_INSTRUCTION:_ Extract, in full, the lines below, beginning at the first and ending with the line that contains "import plotly.graph_objects as go". Pictures do not belong in the copy.

(Figure scripts)
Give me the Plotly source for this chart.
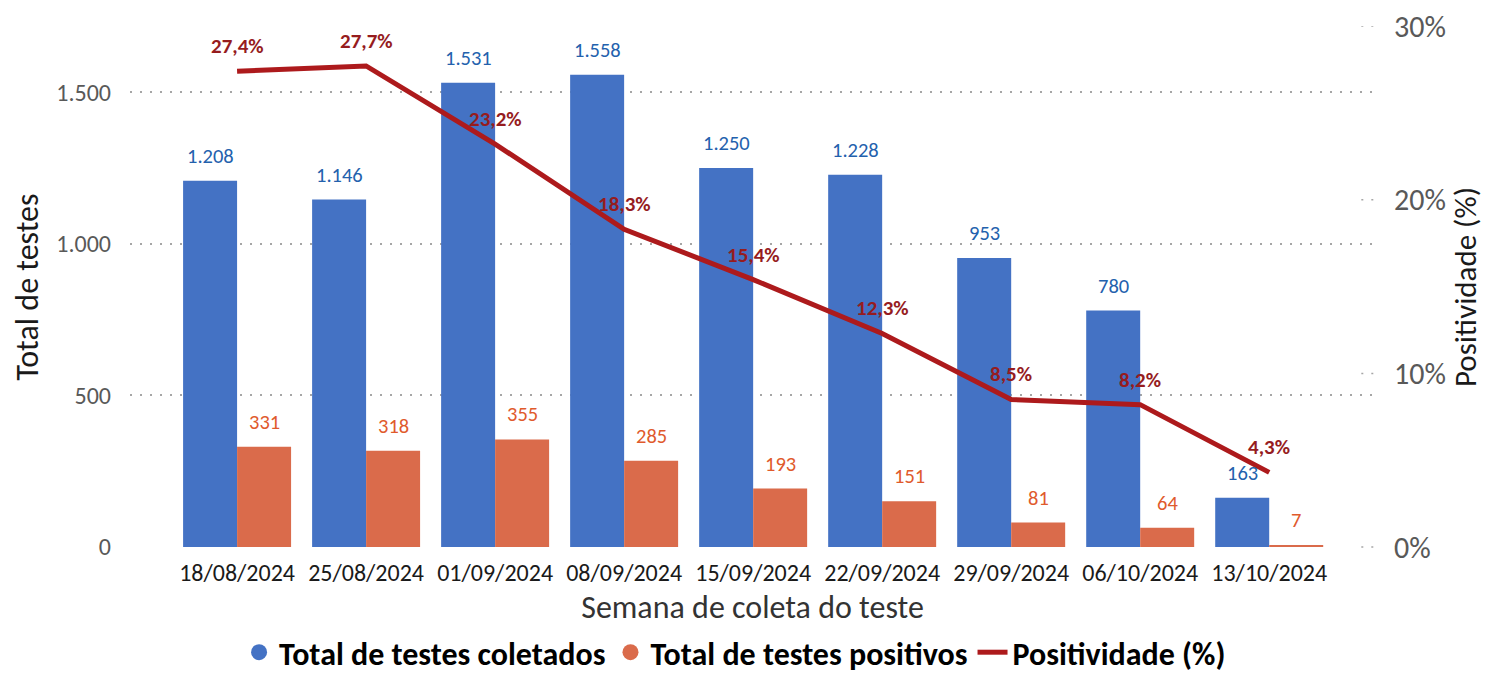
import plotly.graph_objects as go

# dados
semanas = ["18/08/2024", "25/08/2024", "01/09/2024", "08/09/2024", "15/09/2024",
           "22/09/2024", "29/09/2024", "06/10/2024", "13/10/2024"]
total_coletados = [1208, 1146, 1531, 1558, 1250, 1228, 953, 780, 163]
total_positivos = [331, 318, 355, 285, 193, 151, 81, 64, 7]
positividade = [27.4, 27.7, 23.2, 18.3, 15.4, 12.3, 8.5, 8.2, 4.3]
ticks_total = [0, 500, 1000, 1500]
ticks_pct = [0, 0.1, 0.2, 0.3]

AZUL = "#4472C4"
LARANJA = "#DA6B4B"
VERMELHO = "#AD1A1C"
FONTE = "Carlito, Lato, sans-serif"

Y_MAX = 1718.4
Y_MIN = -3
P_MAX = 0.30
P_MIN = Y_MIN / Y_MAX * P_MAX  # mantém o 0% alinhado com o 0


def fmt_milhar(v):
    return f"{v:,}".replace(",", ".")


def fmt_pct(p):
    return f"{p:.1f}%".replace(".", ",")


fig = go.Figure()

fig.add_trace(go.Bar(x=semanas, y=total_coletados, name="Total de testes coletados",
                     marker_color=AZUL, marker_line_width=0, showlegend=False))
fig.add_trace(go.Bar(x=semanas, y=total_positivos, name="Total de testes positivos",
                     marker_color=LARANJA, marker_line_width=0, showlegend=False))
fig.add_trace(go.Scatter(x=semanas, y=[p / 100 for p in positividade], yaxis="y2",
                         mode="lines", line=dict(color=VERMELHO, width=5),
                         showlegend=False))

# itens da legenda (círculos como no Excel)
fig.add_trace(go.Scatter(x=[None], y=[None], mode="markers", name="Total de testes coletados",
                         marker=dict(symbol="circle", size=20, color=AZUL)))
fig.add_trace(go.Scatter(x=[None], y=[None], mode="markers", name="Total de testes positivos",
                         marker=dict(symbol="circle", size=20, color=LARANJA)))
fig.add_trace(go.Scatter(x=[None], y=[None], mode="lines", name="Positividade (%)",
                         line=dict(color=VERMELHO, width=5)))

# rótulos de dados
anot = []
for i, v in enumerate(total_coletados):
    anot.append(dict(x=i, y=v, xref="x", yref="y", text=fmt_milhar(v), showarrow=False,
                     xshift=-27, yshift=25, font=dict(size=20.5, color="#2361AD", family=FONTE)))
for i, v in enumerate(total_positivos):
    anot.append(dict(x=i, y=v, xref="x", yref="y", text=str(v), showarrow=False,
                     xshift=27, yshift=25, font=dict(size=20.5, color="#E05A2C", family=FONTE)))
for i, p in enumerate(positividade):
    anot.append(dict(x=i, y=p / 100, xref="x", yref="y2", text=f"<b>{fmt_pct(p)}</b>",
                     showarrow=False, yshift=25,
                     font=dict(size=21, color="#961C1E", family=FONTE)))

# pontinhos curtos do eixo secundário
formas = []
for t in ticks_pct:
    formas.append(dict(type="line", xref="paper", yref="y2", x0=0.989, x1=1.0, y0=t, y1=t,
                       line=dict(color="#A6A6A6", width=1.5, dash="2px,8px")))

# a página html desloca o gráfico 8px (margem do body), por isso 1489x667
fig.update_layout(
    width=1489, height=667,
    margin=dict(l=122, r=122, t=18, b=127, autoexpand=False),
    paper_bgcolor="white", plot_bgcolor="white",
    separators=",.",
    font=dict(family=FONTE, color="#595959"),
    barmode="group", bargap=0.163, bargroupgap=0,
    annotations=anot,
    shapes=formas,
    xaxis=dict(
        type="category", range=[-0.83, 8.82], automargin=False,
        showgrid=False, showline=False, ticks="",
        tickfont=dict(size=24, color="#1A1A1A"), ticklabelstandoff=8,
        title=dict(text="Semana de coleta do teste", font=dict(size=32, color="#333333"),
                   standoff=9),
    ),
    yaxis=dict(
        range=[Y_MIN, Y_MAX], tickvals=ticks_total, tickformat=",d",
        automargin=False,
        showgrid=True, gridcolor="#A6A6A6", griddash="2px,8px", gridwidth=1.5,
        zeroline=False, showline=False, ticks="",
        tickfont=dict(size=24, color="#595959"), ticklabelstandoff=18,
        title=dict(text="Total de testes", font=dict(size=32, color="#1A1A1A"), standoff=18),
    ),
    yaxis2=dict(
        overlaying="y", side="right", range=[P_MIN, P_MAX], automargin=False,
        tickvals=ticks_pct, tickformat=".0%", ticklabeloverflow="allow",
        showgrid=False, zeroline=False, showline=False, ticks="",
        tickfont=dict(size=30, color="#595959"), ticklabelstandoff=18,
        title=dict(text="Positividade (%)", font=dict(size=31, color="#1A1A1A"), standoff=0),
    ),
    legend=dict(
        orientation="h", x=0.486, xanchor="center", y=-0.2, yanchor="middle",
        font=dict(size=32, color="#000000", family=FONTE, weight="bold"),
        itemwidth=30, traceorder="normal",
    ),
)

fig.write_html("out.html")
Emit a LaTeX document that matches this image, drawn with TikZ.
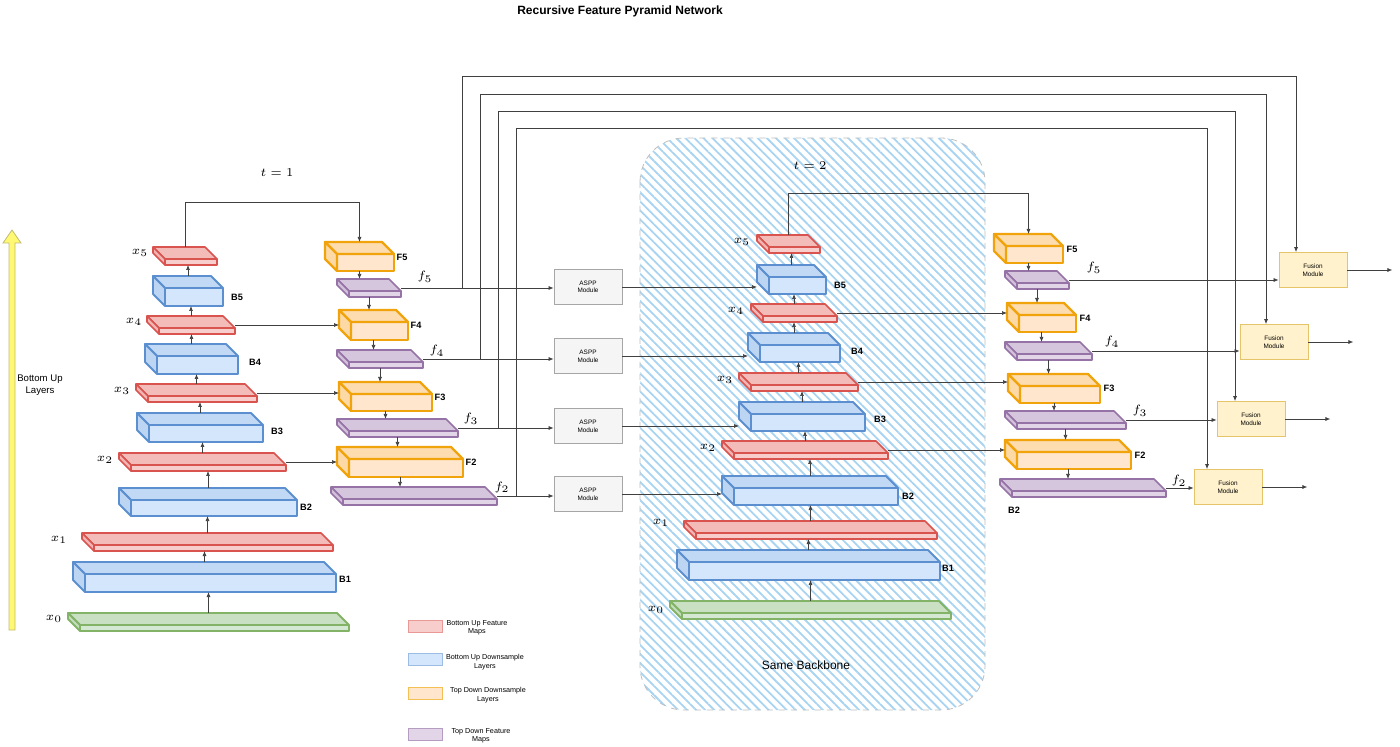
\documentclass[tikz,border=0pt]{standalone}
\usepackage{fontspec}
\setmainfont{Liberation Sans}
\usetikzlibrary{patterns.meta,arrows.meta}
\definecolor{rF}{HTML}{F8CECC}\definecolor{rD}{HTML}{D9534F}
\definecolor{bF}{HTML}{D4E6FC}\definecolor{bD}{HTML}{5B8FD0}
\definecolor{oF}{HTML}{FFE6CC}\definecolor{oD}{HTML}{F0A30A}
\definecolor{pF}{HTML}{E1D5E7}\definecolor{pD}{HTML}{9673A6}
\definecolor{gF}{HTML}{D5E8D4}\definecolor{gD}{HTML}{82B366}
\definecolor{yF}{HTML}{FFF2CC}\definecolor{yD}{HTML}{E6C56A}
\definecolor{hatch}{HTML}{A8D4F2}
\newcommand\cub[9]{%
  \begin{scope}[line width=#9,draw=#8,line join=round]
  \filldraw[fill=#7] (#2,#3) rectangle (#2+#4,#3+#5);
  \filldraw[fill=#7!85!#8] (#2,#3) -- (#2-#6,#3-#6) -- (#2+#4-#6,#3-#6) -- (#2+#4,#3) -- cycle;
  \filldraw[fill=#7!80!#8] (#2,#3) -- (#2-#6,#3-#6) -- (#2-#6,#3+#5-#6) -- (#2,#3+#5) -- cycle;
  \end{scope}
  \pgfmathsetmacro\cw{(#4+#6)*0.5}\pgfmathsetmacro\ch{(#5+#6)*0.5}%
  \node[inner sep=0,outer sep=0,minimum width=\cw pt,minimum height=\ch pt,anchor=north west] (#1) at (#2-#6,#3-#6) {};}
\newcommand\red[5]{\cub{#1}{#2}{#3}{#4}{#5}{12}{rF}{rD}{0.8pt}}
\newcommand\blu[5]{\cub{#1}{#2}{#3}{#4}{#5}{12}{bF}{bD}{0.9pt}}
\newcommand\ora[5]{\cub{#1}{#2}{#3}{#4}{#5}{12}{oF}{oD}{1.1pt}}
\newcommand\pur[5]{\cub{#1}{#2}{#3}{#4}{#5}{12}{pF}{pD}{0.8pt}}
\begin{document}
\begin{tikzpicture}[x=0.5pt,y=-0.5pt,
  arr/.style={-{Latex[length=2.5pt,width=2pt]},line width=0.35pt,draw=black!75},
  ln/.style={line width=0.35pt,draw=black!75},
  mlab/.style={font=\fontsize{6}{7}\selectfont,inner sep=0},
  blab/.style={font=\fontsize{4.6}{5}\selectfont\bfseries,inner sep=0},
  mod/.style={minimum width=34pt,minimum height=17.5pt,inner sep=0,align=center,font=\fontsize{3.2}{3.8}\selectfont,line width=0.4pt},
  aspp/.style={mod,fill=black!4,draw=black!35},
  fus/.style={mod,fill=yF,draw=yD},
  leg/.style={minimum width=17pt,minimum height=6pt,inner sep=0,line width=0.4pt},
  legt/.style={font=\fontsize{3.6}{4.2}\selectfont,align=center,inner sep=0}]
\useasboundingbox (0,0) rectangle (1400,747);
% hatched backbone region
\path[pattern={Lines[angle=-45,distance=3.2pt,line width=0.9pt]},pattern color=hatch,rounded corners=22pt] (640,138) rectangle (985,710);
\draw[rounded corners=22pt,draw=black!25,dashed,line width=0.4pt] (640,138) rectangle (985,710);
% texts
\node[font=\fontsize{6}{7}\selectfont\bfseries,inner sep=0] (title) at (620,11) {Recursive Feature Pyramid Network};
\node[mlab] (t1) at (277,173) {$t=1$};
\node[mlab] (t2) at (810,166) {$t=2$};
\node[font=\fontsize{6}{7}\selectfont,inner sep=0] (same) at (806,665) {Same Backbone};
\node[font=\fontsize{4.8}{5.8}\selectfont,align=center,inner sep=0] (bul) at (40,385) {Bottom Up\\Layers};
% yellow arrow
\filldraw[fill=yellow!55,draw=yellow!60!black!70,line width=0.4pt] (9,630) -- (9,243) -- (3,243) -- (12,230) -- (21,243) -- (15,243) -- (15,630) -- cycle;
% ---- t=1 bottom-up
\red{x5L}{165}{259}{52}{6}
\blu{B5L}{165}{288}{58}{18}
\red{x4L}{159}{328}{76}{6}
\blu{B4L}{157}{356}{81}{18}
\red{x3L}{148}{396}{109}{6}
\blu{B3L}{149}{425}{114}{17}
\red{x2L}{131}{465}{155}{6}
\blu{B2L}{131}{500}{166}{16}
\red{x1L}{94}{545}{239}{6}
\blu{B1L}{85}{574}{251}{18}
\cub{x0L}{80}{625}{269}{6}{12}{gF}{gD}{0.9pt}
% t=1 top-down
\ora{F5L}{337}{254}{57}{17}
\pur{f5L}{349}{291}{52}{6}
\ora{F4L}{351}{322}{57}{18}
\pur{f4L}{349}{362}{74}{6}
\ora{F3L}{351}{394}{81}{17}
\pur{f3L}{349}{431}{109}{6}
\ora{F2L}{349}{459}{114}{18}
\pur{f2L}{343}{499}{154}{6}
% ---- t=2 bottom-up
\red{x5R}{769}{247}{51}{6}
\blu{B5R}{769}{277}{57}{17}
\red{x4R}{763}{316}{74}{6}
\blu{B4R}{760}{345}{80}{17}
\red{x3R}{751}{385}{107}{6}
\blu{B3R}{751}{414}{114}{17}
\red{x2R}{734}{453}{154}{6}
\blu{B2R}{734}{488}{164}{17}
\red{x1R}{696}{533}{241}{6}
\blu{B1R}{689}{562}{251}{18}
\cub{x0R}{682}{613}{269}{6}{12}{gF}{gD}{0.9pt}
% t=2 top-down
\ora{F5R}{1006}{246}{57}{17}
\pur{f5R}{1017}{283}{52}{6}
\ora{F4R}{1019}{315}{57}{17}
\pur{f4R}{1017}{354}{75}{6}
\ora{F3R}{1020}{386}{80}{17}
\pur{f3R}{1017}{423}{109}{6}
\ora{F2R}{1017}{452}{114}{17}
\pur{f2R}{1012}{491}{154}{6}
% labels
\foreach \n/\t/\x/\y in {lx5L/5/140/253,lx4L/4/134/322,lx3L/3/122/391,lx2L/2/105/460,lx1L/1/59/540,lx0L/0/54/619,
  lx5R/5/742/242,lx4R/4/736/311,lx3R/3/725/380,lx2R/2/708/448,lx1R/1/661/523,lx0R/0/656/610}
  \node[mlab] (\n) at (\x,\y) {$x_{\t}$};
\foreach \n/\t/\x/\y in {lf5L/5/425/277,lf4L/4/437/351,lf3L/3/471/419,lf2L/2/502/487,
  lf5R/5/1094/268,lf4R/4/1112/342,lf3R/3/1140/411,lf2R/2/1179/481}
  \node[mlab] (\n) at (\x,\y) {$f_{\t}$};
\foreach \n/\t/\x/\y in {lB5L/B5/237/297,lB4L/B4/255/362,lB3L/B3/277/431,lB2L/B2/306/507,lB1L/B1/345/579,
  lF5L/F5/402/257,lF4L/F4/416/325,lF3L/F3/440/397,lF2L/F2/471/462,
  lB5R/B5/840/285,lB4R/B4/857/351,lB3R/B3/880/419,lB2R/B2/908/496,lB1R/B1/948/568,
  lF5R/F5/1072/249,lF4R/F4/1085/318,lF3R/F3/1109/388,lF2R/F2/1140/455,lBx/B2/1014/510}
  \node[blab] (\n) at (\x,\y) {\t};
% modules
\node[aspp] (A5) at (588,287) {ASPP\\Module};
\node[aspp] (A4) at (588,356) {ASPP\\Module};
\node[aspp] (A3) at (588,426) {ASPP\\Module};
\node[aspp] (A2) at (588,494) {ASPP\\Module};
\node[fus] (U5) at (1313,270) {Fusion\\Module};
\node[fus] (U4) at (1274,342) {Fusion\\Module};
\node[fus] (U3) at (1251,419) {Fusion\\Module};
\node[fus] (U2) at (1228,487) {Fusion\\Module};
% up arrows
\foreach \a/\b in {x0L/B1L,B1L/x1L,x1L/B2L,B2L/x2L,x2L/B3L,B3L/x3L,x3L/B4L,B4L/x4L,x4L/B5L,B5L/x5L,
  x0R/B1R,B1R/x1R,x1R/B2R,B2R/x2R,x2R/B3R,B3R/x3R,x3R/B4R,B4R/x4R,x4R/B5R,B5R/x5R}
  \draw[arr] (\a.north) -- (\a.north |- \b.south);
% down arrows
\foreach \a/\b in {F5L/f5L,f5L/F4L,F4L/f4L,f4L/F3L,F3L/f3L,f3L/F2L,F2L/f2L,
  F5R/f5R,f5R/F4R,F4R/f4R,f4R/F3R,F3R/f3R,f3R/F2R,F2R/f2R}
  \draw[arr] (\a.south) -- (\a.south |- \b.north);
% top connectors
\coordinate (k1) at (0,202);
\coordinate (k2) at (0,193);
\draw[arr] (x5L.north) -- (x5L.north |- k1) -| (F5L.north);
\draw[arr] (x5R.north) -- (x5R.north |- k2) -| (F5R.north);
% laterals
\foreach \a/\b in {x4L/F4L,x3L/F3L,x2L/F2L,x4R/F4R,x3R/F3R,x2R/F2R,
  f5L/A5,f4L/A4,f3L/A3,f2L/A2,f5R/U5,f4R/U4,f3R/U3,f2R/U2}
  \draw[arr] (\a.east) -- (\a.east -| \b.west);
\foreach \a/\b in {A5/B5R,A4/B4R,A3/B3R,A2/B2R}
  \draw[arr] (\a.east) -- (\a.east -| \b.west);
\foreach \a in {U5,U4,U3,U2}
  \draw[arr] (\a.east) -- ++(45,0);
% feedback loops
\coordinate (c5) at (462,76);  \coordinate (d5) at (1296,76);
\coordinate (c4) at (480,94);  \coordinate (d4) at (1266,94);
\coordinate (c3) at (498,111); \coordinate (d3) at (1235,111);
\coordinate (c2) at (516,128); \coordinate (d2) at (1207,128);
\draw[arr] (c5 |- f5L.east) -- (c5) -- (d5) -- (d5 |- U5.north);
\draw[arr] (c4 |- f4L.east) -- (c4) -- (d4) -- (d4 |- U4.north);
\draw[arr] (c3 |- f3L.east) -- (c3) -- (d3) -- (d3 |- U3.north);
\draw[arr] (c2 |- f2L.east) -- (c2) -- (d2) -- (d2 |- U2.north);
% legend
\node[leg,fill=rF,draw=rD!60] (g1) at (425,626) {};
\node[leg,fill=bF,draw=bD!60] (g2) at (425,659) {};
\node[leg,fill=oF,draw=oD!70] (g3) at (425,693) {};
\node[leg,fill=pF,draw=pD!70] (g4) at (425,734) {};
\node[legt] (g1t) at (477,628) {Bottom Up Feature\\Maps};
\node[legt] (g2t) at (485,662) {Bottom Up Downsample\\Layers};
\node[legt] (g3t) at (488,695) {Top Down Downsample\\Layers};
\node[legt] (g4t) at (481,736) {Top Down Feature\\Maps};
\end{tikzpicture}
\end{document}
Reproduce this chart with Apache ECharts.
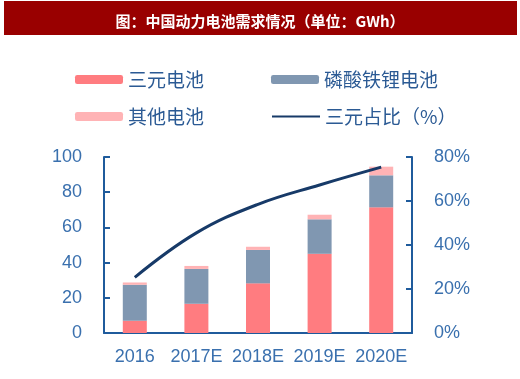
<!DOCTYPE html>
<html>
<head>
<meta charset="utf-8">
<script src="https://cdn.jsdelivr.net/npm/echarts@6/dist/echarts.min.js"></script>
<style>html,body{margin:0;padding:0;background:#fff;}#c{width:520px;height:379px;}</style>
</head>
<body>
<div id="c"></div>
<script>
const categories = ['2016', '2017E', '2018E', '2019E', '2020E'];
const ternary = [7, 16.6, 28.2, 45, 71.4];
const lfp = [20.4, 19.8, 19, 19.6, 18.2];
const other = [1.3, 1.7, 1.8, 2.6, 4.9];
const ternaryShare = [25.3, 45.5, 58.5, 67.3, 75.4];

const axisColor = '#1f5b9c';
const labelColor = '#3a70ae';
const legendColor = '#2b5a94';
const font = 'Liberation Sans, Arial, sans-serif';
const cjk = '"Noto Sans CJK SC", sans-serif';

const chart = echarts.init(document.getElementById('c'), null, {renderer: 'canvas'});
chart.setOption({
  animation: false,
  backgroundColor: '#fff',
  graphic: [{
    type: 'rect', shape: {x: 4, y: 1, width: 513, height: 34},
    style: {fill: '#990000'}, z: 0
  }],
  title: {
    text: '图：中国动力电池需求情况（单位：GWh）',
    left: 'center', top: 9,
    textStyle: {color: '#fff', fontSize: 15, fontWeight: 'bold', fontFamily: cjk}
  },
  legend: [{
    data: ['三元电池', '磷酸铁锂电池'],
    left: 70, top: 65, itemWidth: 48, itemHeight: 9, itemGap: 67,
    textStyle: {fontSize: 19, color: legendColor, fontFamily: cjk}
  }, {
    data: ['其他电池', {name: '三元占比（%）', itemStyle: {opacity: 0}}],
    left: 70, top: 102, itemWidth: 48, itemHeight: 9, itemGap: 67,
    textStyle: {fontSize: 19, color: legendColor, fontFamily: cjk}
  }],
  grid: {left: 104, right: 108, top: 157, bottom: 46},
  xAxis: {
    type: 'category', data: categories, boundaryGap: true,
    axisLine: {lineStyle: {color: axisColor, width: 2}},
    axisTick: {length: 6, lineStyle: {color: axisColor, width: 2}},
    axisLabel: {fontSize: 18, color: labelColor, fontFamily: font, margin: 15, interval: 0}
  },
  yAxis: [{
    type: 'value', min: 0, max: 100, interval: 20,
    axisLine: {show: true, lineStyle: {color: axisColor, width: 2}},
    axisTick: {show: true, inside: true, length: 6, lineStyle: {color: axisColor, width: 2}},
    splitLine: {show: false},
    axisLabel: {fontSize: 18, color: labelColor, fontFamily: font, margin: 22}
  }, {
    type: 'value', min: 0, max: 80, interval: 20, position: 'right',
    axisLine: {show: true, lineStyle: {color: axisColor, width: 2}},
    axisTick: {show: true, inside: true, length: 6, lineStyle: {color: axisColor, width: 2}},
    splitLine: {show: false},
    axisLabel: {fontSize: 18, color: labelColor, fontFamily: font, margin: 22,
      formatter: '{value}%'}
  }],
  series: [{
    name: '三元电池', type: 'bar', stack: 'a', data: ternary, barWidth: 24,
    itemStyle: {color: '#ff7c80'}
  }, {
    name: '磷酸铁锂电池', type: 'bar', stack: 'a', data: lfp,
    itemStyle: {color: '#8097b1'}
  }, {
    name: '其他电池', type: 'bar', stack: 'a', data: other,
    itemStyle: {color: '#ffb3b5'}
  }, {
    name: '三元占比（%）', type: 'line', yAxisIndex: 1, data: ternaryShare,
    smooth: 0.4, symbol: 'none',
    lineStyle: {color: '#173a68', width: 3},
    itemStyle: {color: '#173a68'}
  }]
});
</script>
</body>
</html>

_SOLUTION TO THIS TASK:_
Give me the Plotly source for this chart.
import plotly.graph_objects as go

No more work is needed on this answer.